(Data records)

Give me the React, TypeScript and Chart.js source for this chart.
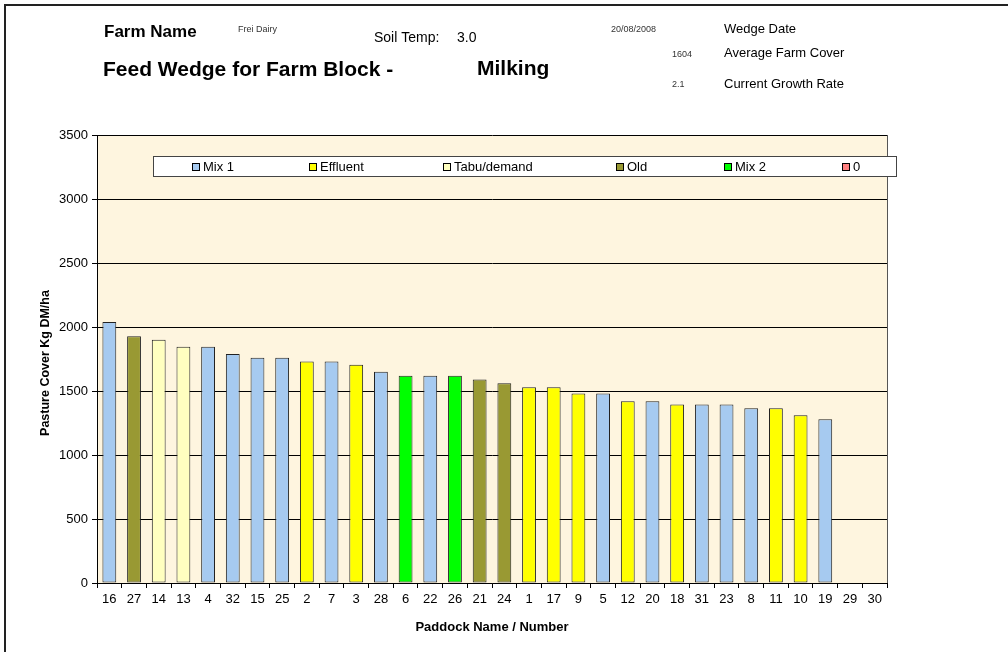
import React, { useEffect, useRef } from "react";
import { Chart, registerables } from "chart.js";

Chart.register(...registerables);

const paddocks = ["16","27","14","13","4","32","15","25","2","7","3","28","6","22","26","21","24","1","17","9","5","12","20","18","31","23","8","11","10","19","29","30"];
const covers = [2040,1927,1900,1845,1845,1790,1760,1760,1730,1730,1705,1650,1620,1620,1620,1590,1560,1530,1530,1480,1480,1420,1420,1395,1395,1395,1365,1365,1310,1280,0,0];
const paddockGroups = ["Mix 1","Old","Tabu/demand","Tabu/demand","Mix 1","Mix 1","Mix 1","Mix 1","Effluent","Mix 1","Effluent","Mix 1","Mix 2","Mix 1","Mix 2","Old","Old","Effluent","Effluent","Effluent","Mix 1","Effluent","Mix 1","Effluent","Mix 1","Mix 1","Mix 1","Effluent","Effluent","Mix 1","0","0"];
const groupNames = ["Mix 1","Effluent","Tabu/demand","Old","Mix 2","0"];
const groupColors = ["#A6CAF0","#FFFF00","#FFFFC0","#999933","#00FF00","#FF8080"];
const yTicks = [0,500,1000,1500,2000,2500,3000,3500];

const FONT = "'Liberation Sans', Arial, sans-serif";

const decorPlugin = {
  id: "decor",
  beforeDraw(chart: any) {
    const { ctx, chartArea } = chart;
    ctx.save();
    ctx.fillStyle = "#ffffff";
    ctx.fillRect(0, 0, chart.width, chart.height);
    ctx.strokeStyle = "#222";
    ctx.lineWidth = 2;
    ctx.beginPath();
    ctx.moveTo(5, chart.height + 5);
    ctx.lineTo(5, 5);
    ctx.lineTo(chart.width + 5, 5);
    ctx.stroke();
    ctx.fillStyle = "#FEF5DF";
    ctx.fillRect(chartArea.left, chartArea.top, chartArea.right - chartArea.left, chartArea.bottom - chartArea.top);
    ctx.restore();
  },
  afterDraw(chart: any) {
    const { ctx, chartArea } = chart;
    ctx.save();
    ctx.strokeStyle = "#555";
    ctx.lineWidth = 1;
    ctx.beginPath();
    ctx.moveTo(Math.round(chartArea.right) + 0.5, chartArea.top);
    ctx.lineTo(Math.round(chartArea.right) + 0.5, chartArea.bottom);
    ctx.stroke();

    ctx.textBaseline = "alphabetic";
    ctx.textAlign = "left";
    const txt = (s: string, x: number, y: number, f: string, c = "#000") => {
      ctx.font = f;
      ctx.fillStyle = c;
      ctx.fillText(s, x, y);
    };
    txt("Farm Name", 104, 37, `bold 17px ${FONT}`);
    txt("Frei Dairy", 238, 32, `9px ${FONT}`, "#333");
    txt("Soil Temp:", 374, 42, `14px ${FONT}`);
    txt("3.0", 457, 42, `14px ${FONT}`);
    txt("Feed Wedge for Farm Block -", 103, 76, `bold 21px ${FONT}`);
    txt("Milking", 477, 75, `bold 21px ${FONT}`);
    txt("20/08/2008", 611, 32, `9px ${FONT}`, "#333");
    txt("Wedge Date", 724, 33, `13px ${FONT}`);
    txt("1604", 672, 57, `9px ${FONT}`, "#333");
    txt("Average Farm Cover", 724, 57, `13px ${FONT}`);
    txt("2.1", 672, 87, `9px ${FONT}`, "#333");
    txt("Current Growth Rate", 724, 88, `13px ${FONT}`);

    ctx.font = `bold 13px ${FONT}`;
    ctx.textAlign = "center";
    ctx.fillStyle = "#000";
    ctx.fillText("Paddock Name / Number", (chartArea.left + chartArea.right) / 2, 631);
    ctx.save();
    ctx.translate(49, (chartArea.top + chartArea.bottom) / 2 + 4);
    ctx.rotate(-Math.PI / 2);
    ctx.font = `bold 12.5px ${FONT}`;
    ctx.fillText("Pasture Cover Kg DM/ha", 0, 0);
    ctx.restore();

    const lx = 153.5, ly = 156.5, lw = 743, lh = 20;
    ctx.fillStyle = "#ffffff";
    ctx.fillRect(lx, ly, lw, lh);
    ctx.strokeStyle = "#444";
    ctx.lineWidth = 1;
    ctx.strokeRect(lx, ly, lw, lh);
    const itemX = [192, 309, 443, 616, 724, 842];
    ctx.font = `13px ${FONT}`;
    ctx.textAlign = "left";
    ctx.textBaseline = "middle";
    groupNames.forEach((name, i) => {
      const x = itemX[i];
      ctx.fillStyle = groupColors[i];
      ctx.fillRect(x + 0.5, 163.5, 7, 7);
      ctx.strokeStyle = "#000";
      ctx.strokeRect(x + 0.5, 163.5, 7, 7);
      ctx.fillStyle = "#000";
      ctx.fillText(name, x + 11, 167.5);
    });
    ctx.restore();
  },
};

export default function App() {
  const ref = useRef<HTMLCanvasElement>(null);
  useEffect(() => {
    document.body.style.margin = "0";
    const datasets = groupNames.map((g, gi) => ({
      label: g,
      data: covers.map((v, i) => (paddockGroups[i] === g && v > 0 ? v : null)),
      backgroundColor: groupColors[gi],
      borderColor: "#222",
      borderWidth: 1,
      borderSkipped: false as any,
      barPercentage: 0.56,
      categoryPercentage: 1,
    }));
    const chart = new Chart(ref.current!, {
      type: "bar",
      data: { labels: paddocks, datasets },
      plugins: [decorPlugin],
      options: {
        responsive: false,
        animation: false,
        maintainAspectRatio: false,
        layout: { padding: { top: 135, right: 121, left: 0, bottom: 0 } },
        plugins: { legend: { display: false }, tooltip: { enabled: false } },
        scales: {
          x: {
            stacked: true,
            grid: { display: true, drawOnChartArea: false, drawTicks: true, tickLength: 5, color: "#000", offset: true },
            border: { color: "#000", width: 1 },
            ticks: { color: "#000", font: { family: FONT, size: 13 }, padding: 4, maxRotation: 0, autoSkip: false },
            afterFit: (s: any) => { s.height = 69; },
          },
          y: {
            stacked: true,
            min: 0,
            max: 3500,
            afterBuildTicks: (s: any) => { s.ticks = yTicks.map((v) => ({ value: v })); },
            grid: { color: "#000", tickLength: 5, drawTicks: true },
            border: { color: "#000", width: 1 },
            ticks: { color: "#000", font: { family: FONT, size: 13 }, padding: 4, callback: (v: any) => String(v) },
            afterFit: (s: any) => { s.width = 97; },
          },
        },
      },
    });
    return () => chart.destroy();
  }, []);
  return <canvas ref={ref} width={1008} height={652} style={{ display: "block" }} />;
}
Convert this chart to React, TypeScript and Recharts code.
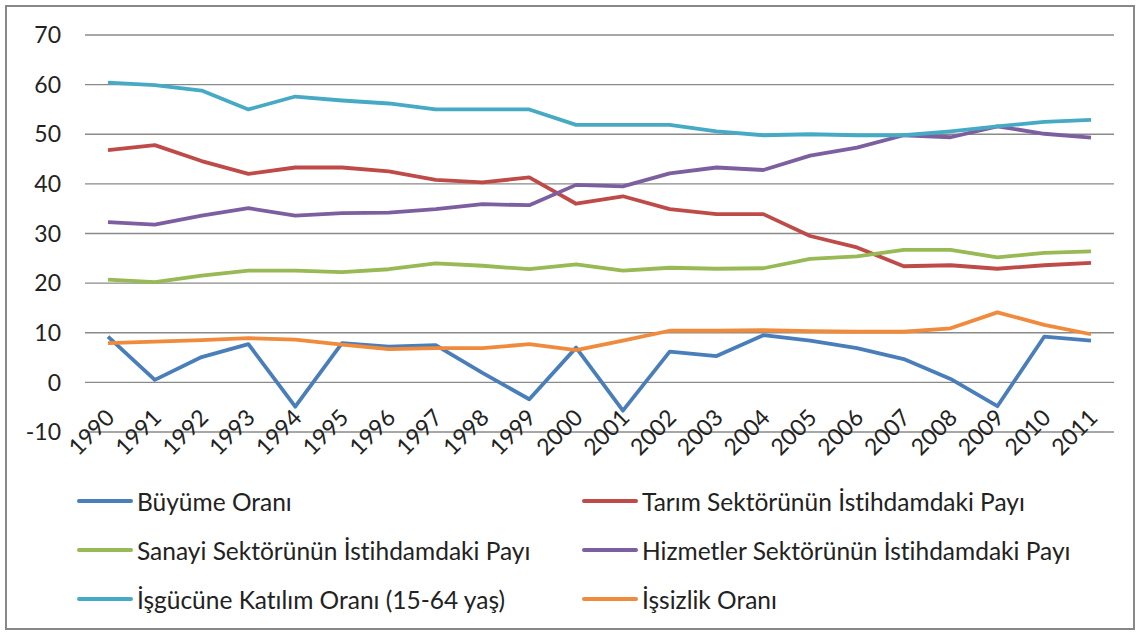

EXERCISE DESCRIPTION:
Print the complete listing exactly as it stands, without its pictures.

COMPLETE OUTPUT:
Give me the React, TypeScript and Chart.js source for this chart.
import React, { useEffect, useRef } from "react";
import { Chart, registerables } from "chart.js";

Chart.register(...registerables);

const paddocks = ["16","27","14","13","4","32","15","25","2","7","3","28","6","22","26","21","24","1","17","9","5","12","20","18","31","23","8","11","10","19","29","30"];
const covers = [2040,1927,1900,1845,1845,1790,1760,1760,1730,1730,1705,1650,1620,1620,1620,1590,1560,1530,1530,1480,1480,1420,1420,1395,1395,1395,1365,1365,1310,1280,0,0];
const paddockGroups = ["Mix 1","Old","Tabu/demand","Tabu/demand","Mix 1","Mix 1","Mix 1","Mix 1","Effluent","Mix 1","Effluent","Mix 1","Mix 2","Mix 1","Mix 2","Old","Old","Effluent","Effluent","Effluent","Mix 1","Effluent","Mix 1","Effluent","Mix 1","Mix 1","Mix 1","Effluent","Effluent","Mix 1","0","0"];
const groupNames = ["Mix 1","Effluent","Tabu/demand","Old","Mix 2","0"];
const groupColors = ["#A6CAF0","#FFFF00","#FFFFC0","#999933","#00FF00","#FF8080"];
const yTicks = [0,500,1000,1500,2000,2500,3000,3500];

const FONT = "'Liberation Sans', Arial, sans-serif";

const decorPlugin = {
  id: "decor",
  beforeDraw(chart: any) {
    const { ctx, chartArea } = chart;
    ctx.save();
    ctx.fillStyle = "#ffffff";
    ctx.fillRect(0, 0, chart.width, chart.height);
    ctx.strokeStyle = "#222";
    ctx.lineWidth = 2;
    ctx.beginPath();
    ctx.moveTo(5, chart.height + 5);
    ctx.lineTo(5, 5);
    ctx.lineTo(chart.width + 5, 5);
    ctx.stroke();
    ctx.fillStyle = "#FEF5DF";
    ctx.fillRect(chartArea.left, chartArea.top, chartArea.right - chartArea.left, chartArea.bottom - chartArea.top);
    ctx.restore();
  },
  afterDraw(chart: any) {
    const { ctx, chartArea } = chart;
    ctx.save();
    ctx.strokeStyle = "#555";
    ctx.lineWidth = 1;
    ctx.beginPath();
    ctx.moveTo(Math.round(chartArea.right) + 0.5, chartArea.top);
    ctx.lineTo(Math.round(chartArea.right) + 0.5, chartArea.bottom);
    ctx.stroke();

    ctx.textBaseline = "alphabetic";
    ctx.textAlign = "left";
    const txt = (s: string, x: number, y: number, f: string, c = "#000") => {
      ctx.font = f;
      ctx.fillStyle = c;
      ctx.fillText(s, x, y);
    };
    txt("Farm Name", 104, 37, `bold 17px ${FONT}`);
    txt("Frei Dairy", 238, 32, `9px ${FONT}`, "#333");
    txt("Soil Temp:", 374, 42, `14px ${FONT}`);
    txt("3.0", 457, 42, `14px ${FONT}`);
    txt("Feed Wedge for Farm Block -", 103, 76, `bold 21px ${FONT}`);
    txt("Milking", 477, 75, `bold 21px ${FONT}`);
    txt("20/08/2008", 611, 32, `9px ${FONT}`, "#333");
    txt("Wedge Date", 724, 33, `13px ${FONT}`);
    txt("1604", 672, 57, `9px ${FONT}`, "#333");
    txt("Average Farm Cover", 724, 57, `13px ${FONT}`);
    txt("2.1", 672, 87, `9px ${FONT}`, "#333");
    txt("Current Growth Rate", 724, 88, `13px ${FONT}`);

    ctx.font = `bold 13px ${FONT}`;
    ctx.textAlign = "center";
    ctx.fillStyle = "#000";
    ctx.fillText("Paddock Name / Number", (chartArea.left + chartArea.right) / 2, 631);
    ctx.save();
    ctx.translate(49, (chartArea.top + chartArea.bottom) / 2 + 4);
    ctx.rotate(-Math.PI / 2);
    ctx.font = `bold 12.5px ${FONT}`;
    ctx.fillText("Pasture Cover Kg DM/ha", 0, 0);
    ctx.restore();

    const lx = 153.5, ly = 156.5, lw = 743, lh = 20;
    ctx.fillStyle = "#ffffff";
    ctx.fillRect(lx, ly, lw, lh);
    ctx.strokeStyle = "#444";
    ctx.lineWidth = 1;
    ctx.strokeRect(lx, ly, lw, lh);
    const itemX = [192, 309, 443, 616, 724, 842];
    ctx.font = `13px ${FONT}`;
    ctx.textAlign = "left";
    ctx.textBaseline = "middle";
    groupNames.forEach((name, i) => {
      const x = itemX[i];
      ctx.fillStyle = groupColors[i];
      ctx.fillRect(x + 0.5, 163.5, 7, 7);
      ctx.strokeStyle = "#000";
      ctx.strokeRect(x + 0.5, 163.5, 7, 7);
      ctx.fillStyle = "#000";
      ctx.fillText(name, x + 11, 167.5);
    });
    ctx.restore();
  },
};

export default function App() {
  const ref = useRef<HTMLCanvasElement>(null);
  useEffect(() => {
    document.body.style.margin = "0";
    const datasets = groupNames.map((g, gi) => ({
      label: g,
      data: covers.map((v, i) => (paddockGroups[i] === g && v > 0 ? v : null)),
      backgroundColor: groupColors[gi],
      borderColor: "#222",
      borderWidth: 1,
      borderSkipped: false as any,
      barPercentage: 0.56,
      categoryPercentage: 1,
    }));
    const chart = new Chart(ref.current!, {
      type: "bar",
      data: { labels: paddocks, datasets },
      plugins: [decorPlugin],
      options: {
        responsive: false,
        animation: false,
        maintainAspectRatio: false,
        layout: { padding: { top: 135, right: 121, left: 0, bottom: 0 } },
        plugins: { legend: { display: false }, tooltip: { enabled: false } },
        scales: {
          x: {
            stacked: true,
            grid: { display: true, drawOnChartArea: false, drawTicks: true, tickLength: 5, color: "#000", offset: true },
            border: { color: "#000", width: 1 },
            ticks: { color: "#000", font: { family: FONT, size: 13 }, padding: 4, maxRotation: 0, autoSkip: false },
            afterFit: (s: any) => { s.height = 69; },
          },
          y: {
            stacked: true,
            min: 0,
            max: 3500,
            afterBuildTicks: (s: any) => { s.ticks = yTicks.map((v) => ({ value: v })); },
            grid: { color: "#000", tickLength: 5, drawTicks: true },
            border: { color: "#000", width: 1 },
            ticks: { color: "#000", font: { family: FONT, size: 13 }, padding: 4, callback: (v: any) => String(v) },
            afterFit: (s: any) => { s.width = 97; },
          },
        },
      },
    });
    return () => chart.destroy();
  }, []);
  return <canvas ref={ref} width={1008} height={652} style={{ display: "block" }} />;
}
Convert this chart to React, TypeScript and Recharts code.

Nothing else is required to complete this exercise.